As Stones on Their Palms, Embers and Flame
Artists: Marianne Fahmy, Joyce Joumaa, Huda Takriti, Hasan Özgür Top
Curated by Chiara Cartuccia
As Stones on Their Palms, Embers and Flame (after Fadwa Tuqan) explores the entanglement of ruination with histories of anticolonial resistance, uprising, revolution, and political radicalism across the Mediterranean. Ruins are not understood here as inert remnants of the past, but as charged terrains where capitulation and endurance meet — “negative commons” that, while bearing the traces of decay and dispossession, also harbour the promise of resurgence, inscribing a field of struggle where memory, imagination, and desire intersect. They are inseparable from the gestures that produced them and from those that rise in their wake: acts of disobedience and steadfastness, carrying within them the dual fate of defeat and victory.
The exhibition brings together four artists whose work engages these conditions through distinct yet convergent strategies: addressing ruins as mnemonic sites and speculative devices, where remembrance sparks projections of futures beyond catastrophe; tracing cycles of social ruination in the light of revolutionary pasts and presents, exposing how collapse and germination fold into one another; interrogating archaeology and the archival as technologies of domination, disciplines that fabricate legitimacy, monumentalise defeat, and erase insurgent memory. Ruin is seized as a terrain of confrontation, where violence is neither concealed nor disavowed, but recognised as integral to the generative force of political transformation. The exhibition’s lexicon also unsettles the figure of the “hero,” shifting the viewer’s attention toward collective gestures of defiance, sacrifice, and repetition. Resistance is reframed not as a singular, continuous triumphal gesture, but as a recurring, obstinate rhythm — the persistence of bodies standing, falling, and rising again.

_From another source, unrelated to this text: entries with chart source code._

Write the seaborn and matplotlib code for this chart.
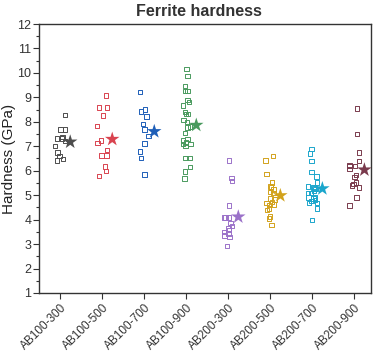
import numpy as np
import pandas as pd
import matplotlib
matplotlib.use("Agg")
import matplotlib.pyplot as plt
from matplotlib.ticker import MultipleLocator
import seaborn as sns

# sample names
samples = ["AB100-300", "AB100-500", "AB100-700", "AB100-900",
           "AB200-300", "AB200-500", "AB200-700", "AB200-900"]

# hardness readings (GPa) per sample
ab100_300 = [8.29, 7.69, 7.69, 7.37, 7.31, 7.31, 7.21, 7.01, 6.75, 6.60, 6.49, 6.42]
ab100_500 = [9.08, 8.58, 8.58, 8.25, 7.83, 7.24, 7.13, 6.85, 6.63, 6.63, 6.18, 6.00, 5.78]
ab100_700 = [9.21, 8.51, 8.43, 8.21, 7.91, 7.69, 7.43, 7.12, 6.78, 6.53, 5.84]
ab100_900 = [10.16, 9.87, 9.46, 9.26, 9.26, 8.89, 8.80, 8.67, 8.40, 8.32, 8.32, 8.07,
             8.00, 7.76, 7.80, 7.55, 7.30, 7.23, 7.15, 7.09, 7.09, 7.01, 6.52, 6.52,
             6.16, 5.96, 5.69]
ab200_300 = [6.41, 5.71, 5.59, 4.57, 4.08, 4.08, 4.08, 3.87, 3.74, 3.64, 3.57, 3.49,
             3.44, 3.35, 3.30, 2.92]
ab200_500 = [6.61, 6.41, 5.87, 5.51, 5.35, 5.32, 5.24, 5.14, 5.10, 4.87, 4.83, 4.73,
             4.69, 4.60, 4.61, 4.46, 4.39, 4.12, 4.05, 3.79]
ab200_700 = [6.89, 6.71, 6.40, 5.95, 5.76, 5.51, 5.32, 5.35, 5.28, 5.18, 5.26, 5.10,
             5.10, 4.87, 4.91, 4.91, 4.80, 4.77, 4.69, 4.69, 4.46, 3.98]
ab200_900 = [8.55, 7.50, 6.74, 6.40, 6.22, 6.19, 6.19, 6.08, 5.82, 5.75, 5.51, 5.46,
             5.40, 5.32, 4.91, 4.57]

colors = ["#4d4d4d", "#d9434f", "#1f5fb8", "#4a9a5e",
          "#9b72c9", "#d2a21c", "#1ba6cc", "#7a3b4d"]

groups = [ab100_300, ab100_500, ab100_700, ab100_900,
          ab200_300, ab200_500, ab200_700, ab200_900]

df = pd.DataFrame({
    "sample": np.repeat(samples, [len(g) for g in groups]),
    "hardness": np.concatenate(groups),
})
means = df.groupby("sample", sort=False)["hardness"].mean()

sns.set_style("ticks")
plt.rcParams["font.family"] = ["Liberation Sans", "DejaVu Sans"]

fig = plt.figure(figsize=(3.76, 3.53), dpi=100)
ax = fig.add_axes([0.104, 0.170, 0.883, 0.762])

np.random.seed(4)
sns.stripplot(data=df, x="sample", y="hardness", hue="sample", order=samples,
              palette=colors, marker="s", size=3.2, jitter=0.12, linewidth=0.7,
              legend=False, ax=ax)

# make squares hollow
for coll in ax.collections:
    fc = coll.get_facecolors()
    coll.set_edgecolors(fc)
    coll.set_facecolors("none")

# mean stars, shifted right of each column
for i, s in enumerate(samples):
    ax.scatter(i + 0.24, means[s], marker="*", s=120, color=colors[i],
               edgecolor="none", zorder=5)

ax.set_xlim(-0.5, 7.4)
ax.set_ylim(1, 12)
ax.yaxis.set_major_locator(MultipleLocator(1))
ax.yaxis.set_minor_locator(MultipleLocator(0.5))
ax.tick_params(axis="y", which="major", length=4, width=0.8, pad=1.5,
               labelsize=9, colors="#333333")
ax.tick_params(axis="y", which="minor", length=2.5, width=0.8, colors="#333333")
ax.tick_params(axis="x", length=4, width=0.8, pad=2.5, labelsize=8.5, colors="#333333")
plt.setp(ax.get_xticklabels(), rotation=45, ha="right", rotation_mode="anchor")
for sp in ax.spines.values():
    sp.set_visible(True)
    sp.set_color("#333333")
    sp.set_linewidth(1.0)

ax.set_xlabel("")
ax.set_ylabel("Hardness (GPa)", fontsize=11, color="#222222", labelpad=1)
ax.set_title("Ferrite hardness", fontsize=11.5, fontweight="bold", color="#333333",
             pad=6, x=0.48)

fig.savefig("out.png", dpi=100)
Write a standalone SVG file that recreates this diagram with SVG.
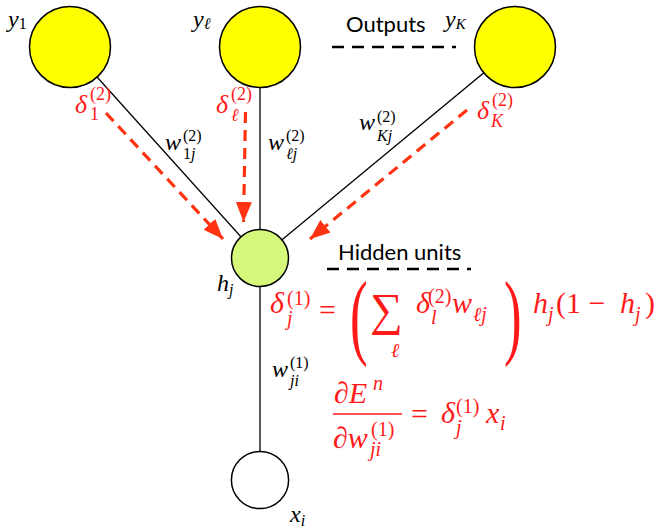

As Stones on Their Palms, Embers and Flame positions ruin as both wound and weapon, at once scar and arsenal. From this unstable ground, between dust and ignition, new solidarities and configurations of struggle erupt. In the interstices of destruction and creation, political imagination endures.
Chiara Cartuccia is a curator, writer, and researcher. Her ongoing long-term research enquires into the Mediterranean as an invented/inventive geography, focusing on the ramifications of practical Mediterraneanism(s) in Euro-Mediterranean contexts.
She is co-founder and director of the curatorial and editorial platform EX NUNC. She has held curatorial positions at SAVVY Contemporary (Berlin), and Manifesta Biennial (Palermo/Amsterdam), for which she co-curated the Manifesta 12 Planetary Garden Public Programme (2018). She has curated exhibitions, and discursive and performative programmes at The Showroom London, Goldsmiths College, Goethe-Institut Bulgaria, Venice International Performance Art Week, ICA Sofia, TBA21, Fondazione Sandretto Re Rebaudengo, La Escocesa, and more. As visiting curator at UNIDEE – Cittadellarte-Fondazione Pistoletto (2022–2024), she curated Neither on Land nor at Sea, a biennial research project that addresses the Mediterranean as an unrooted geography (a site of unstable negotiation and world-making), developed through residencies and public programming. Cartuccia (co-)edited Manifesta 12. The Planetary Garden Reader (Het Nieuwe Instituut, 2018), Place Holder (BOZAR, 2022), Neither on Land nor at Sea. Catalogue (UNIDEE, 2024), and Holding Place (Viaindustriae, 2025), part of the international project Alexandria: (Re)Activating Common Urban Imaginaries. She contributes regularly to magazines, catalogues, and independent publications. Since 2024, she has been a tutor at DAI Dutch Art Institute, as part of Archive Ensemble.